The Walt Disney Company CEO Robert Iger attends a special screening of Disney's "Beauty and the Beast" at Alice Tully Hall in New York, March 13, 2017. Credit: Evan Agostini | Invision | AP

Walt Disney’s chairman and chief executive, Bob Iger, expressed doubts the entertainment giant would be able to continue filming in Georgia if the state’s highly restrictive abortion law takes hold.

Disney joins Netflix and several independent production companies that have distanced themselves from doing business in the state, which has become a major production hub for film and television because of its generous tax incentives.

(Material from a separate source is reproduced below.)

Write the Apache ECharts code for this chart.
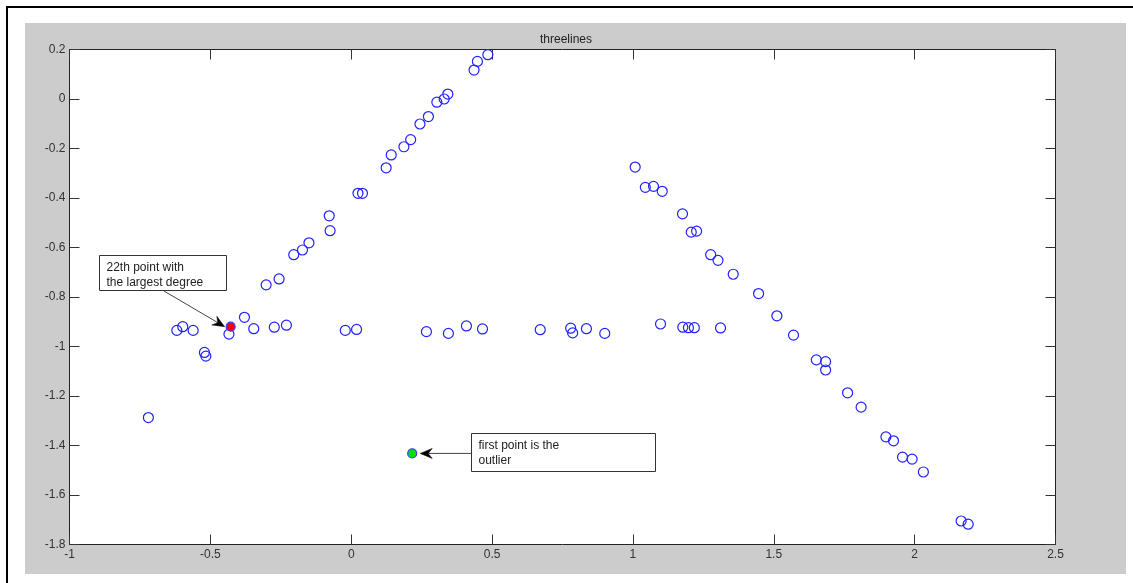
<!DOCTYPE html>
<html>
<head>
<meta charset="utf-8">
<script src="https://cdn.jsdelivr.net/npm/echarts@6/dist/echarts.min.js"></script>
<style>
  html, body { margin: 0; padding: 0; background: #fff; }
  #frame { position: absolute; left: 6px; top: 6px; width: 1200px; height: 600px; border-left: 2px solid #000; border-top: 2px solid #000; }
  #panel { position: absolute; left: 25px; top: 23px; width: 1101px; height: 551px; background: #cccccc; }
  #chart { position: absolute; left: 0; top: 0; width: 1133px; height: 583px; }
</style>
</head>
<body>
<div id="frame"></div>
<div id="panel"></div>
<div id="chart"></div>
<script>
// blue open circles
var xs = [
  -0.720, -0.521, -0.516,
  -0.619, -0.598, -0.561, -0.434, -0.379, -0.346, -0.273, -0.230, -0.021, 0.019,
  0.267, 0.345, 0.409, 0.466, 0.671, 0.779, 0.786, 0.835, 0.900,
  1.098, 1.177, 1.197, 1.218, 1.311,
  -0.302, -0.256, -0.204, -0.173, -0.150, -0.075, -0.078, 0.024, 0.040, 0.124,
  0.142, 0.187, 0.211, 0.244, 0.274, 0.304, 0.330, 0.343, 0.436, 0.448, 0.485,
  1.008, 1.044, 1.073, 1.104, 1.176, 1.207, 1.226, 1.276, 1.302, 1.356, 1.446,
  1.511, 1.570, 1.651, 1.684, 1.684, 1.762, 1.810, 1.898, 1.925, 1.957, 1.991,
  2.031, 2.165, 2.190
];
var ys = [
  -1.287, -1.024, -1.039,
  -0.935, -0.920, -0.935, -0.950, -0.882, -0.928, -0.922, -0.914, -0.935, -0.931,
  -0.940, -0.947, -0.917, -0.929, -0.932, -0.926, -0.945, -0.928, -0.947,
  -0.909, -0.922, -0.924, -0.924, -0.925,
  -0.751, -0.727, -0.629, -0.610, -0.581, -0.532, -0.472, -0.381, -0.381, -0.278,
  -0.226, -0.193, -0.164, -0.101, -0.071, -0.013, 0.000, 0.020, 0.117, 0.152, 0.179,
  -0.275, -0.357, -0.353, -0.373, -0.464, -0.538, -0.534, -0.629, -0.652, -0.708, -0.786,
  -0.876, -0.954, -1.054, -1.061, -1.095, -1.187, -1.245, -1.365, -1.381, -1.447, -1.455,
  -1.507, -1.705, -1.718
];
var outlierPoint = [0.2165, -1.432];   // first point (green)
var degreePoint = [-0.428, -0.920];    // 22th point (red)

var xTicks = [-1, 2.5, 0.5];    // min, max, step
var yTicks = [-1.8, 0.2, 0.2];

var titleText = 'threelines';
var note1 = ['22th point with', 'the largest degree'];
var note2 = ['first point is the', 'outlier'];

var FONT = '"Liberation Sans", Arial, sans-serif';
var chart = echarts.init(document.getElementById('chart'), null, { renderer: 'canvas' });

function axisCommon(extra) {
  var base = {
    type: 'value',
    axisLine: { show: true, onZero: false, lineStyle: { color: '#222', width: 1 } },
    axisTick: { show: true, inside: true, length: 10, lineStyle: { color: '#333' } },
    splitLine: { show: false },
    axisLabel: { color: '#333', fontFamily: FONT, fontSize: 12 }
  };
  return Object.assign(base, extra);
}

var option = {
  animation: false,
  backgroundColor: 'transparent',
  title: {
    text: titleText,
    left: 561, top: 29, textAlign: 'center',
    textStyle: { fontFamily: FONT, fontSize: 12, fontWeight: 'normal', color: '#222' }
  },
  grid: {
    left: 69.5, top: 49.5, right: 77.5, bottom: 38.5,
    show: true, backgroundColor: '#fff', borderWidth: 0
  },
  xAxis: [
    axisCommon({ min: xTicks[0], max: xTicks[1], interval: xTicks[2], position: 'bottom',
      axisLabel: { color: '#333', fontFamily: FONT, fontSize: 12, margin: 4 } }),
    axisCommon({ min: xTicks[0], max: xTicks[1], interval: xTicks[2], position: 'top',
      axisLabel: { show: false } })
  ],
  yAxis: [
    axisCommon({ min: yTicks[0], max: yTicks[1], interval: yTicks[2], position: 'left',
      axisLabel: { color: '#333', fontFamily: FONT, fontSize: 12, margin: 4 } }),
    axisCommon({ min: yTicks[0], max: yTicks[1], interval: yTicks[2], position: 'right',
      axisLabel: { show: false } })
  ],
  series: [
    {
      type: 'scatter',
      symbol: 'circle',
      symbolSize: 10,
      data: xs.map(function(x, i) { return [x, ys[i]]; }),
      itemStyle: { color: 'rgba(0,0,0,0)', borderColor: '#2222ff', borderWidth: 1.2, opacity: 1 }
    },
    {
      type: 'scatter',
      symbol: 'circle',
      symbolSize: 9,
      data: [degreePoint],
      itemStyle: { color: '#ff0000', borderColor: '#3a3aff', borderWidth: 1.2, opacity: 1 }
    },
    {
      type: 'scatter',
      symbol: 'circle',
      symbolSize: 9,
      data: [outlierPoint],
      itemStyle: { color: '#00e000', borderColor: '#3a3aff', borderWidth: 1.2, opacity: 1 }
    }
  ]
};
chart.setOption(option);

function arrow(from, to) {
  var dx = to[0] - from[0], dy = to[1] - from[1];
  var len = Math.sqrt(dx * dx + dy * dy);
  var ux = dx / len, uy = dy / len;
  var px = -uy, py = ux;
  var hl = 12, hw = 5, notch = 8;
  var base = [to[0] - ux * hl, to[1] - uy * hl];
  var back = [to[0] - ux * notch, to[1] - uy * notch];
  return [
    {
      type: 'line', z: 20,
      shape: { x1: from[0], y1: from[1], x2: back[0], y2: back[1] },
      style: { stroke: '#444', lineWidth: 1 }
    },
    {
      type: 'polygon', z: 21,
      shape: { points: [to, [base[0] + px * hw, base[1] + py * hw], back, [base[0] - px * hw, base[1] - py * hw]] },
      style: { fill: '#000', stroke: '#000', lineWidth: 0.5 }
    }
  ];
}

function noteBox(x, y, w, h, lines) {
  return {
    type: 'group', z: 20,
    children: [
      { type: 'rect', shape: { x: x, y: y, width: w, height: h },
        style: { fill: '#fff', stroke: '#333', lineWidth: 1 } },
      { type: 'text', style: { x: x + 7, y: y + 4, text: lines.join('\n'), font: '12px ' + FONT,
        fill: '#222', lineHeight: 15.5 } }
    ]
  };
}

var redPx = chart.convertToPixel({ seriesIndex: 1 }, degreePoint);
var greenPx = chart.convertToPixel({ seriesIndex: 2 }, outlierPoint);

var graphics = [
  noteBox(99.5, 255.5, 127, 35, note1),
  noteBox(471.5, 433.5, 184, 38, note2)
].concat(
  arrow([164, 291], [redPx[0] - 6, redPx[1]]),
  arrow([471.5, greenPx[1]], [greenPx[0] + 8, greenPx[1]])
);

chart.setOption({ graphic: graphics });
</script>
</body>
</html>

The backlash stems from legislation signed into law by Republican Gov. Brian Kemp earlier this month. The measure prohibits abortion once the fetal heartbeat can be detected, which typically happens near the six-week mark, before many women know they are pregnant. Georgia is among more than a dozen states that have passed or are moving to pass such controversial restrictions across the country.

If the Georgia law survives court challenges, it is expected to take effect on Jan. 1.

When asked by Reuters on Wednesday whether Disney would keep filming in Georgia after the law takes effect, Iger said, “I rather doubt we will. I think many people who work for us will not want to work there, and we will have to heed their wishes in that regard. Right now we are watching it very carefully.”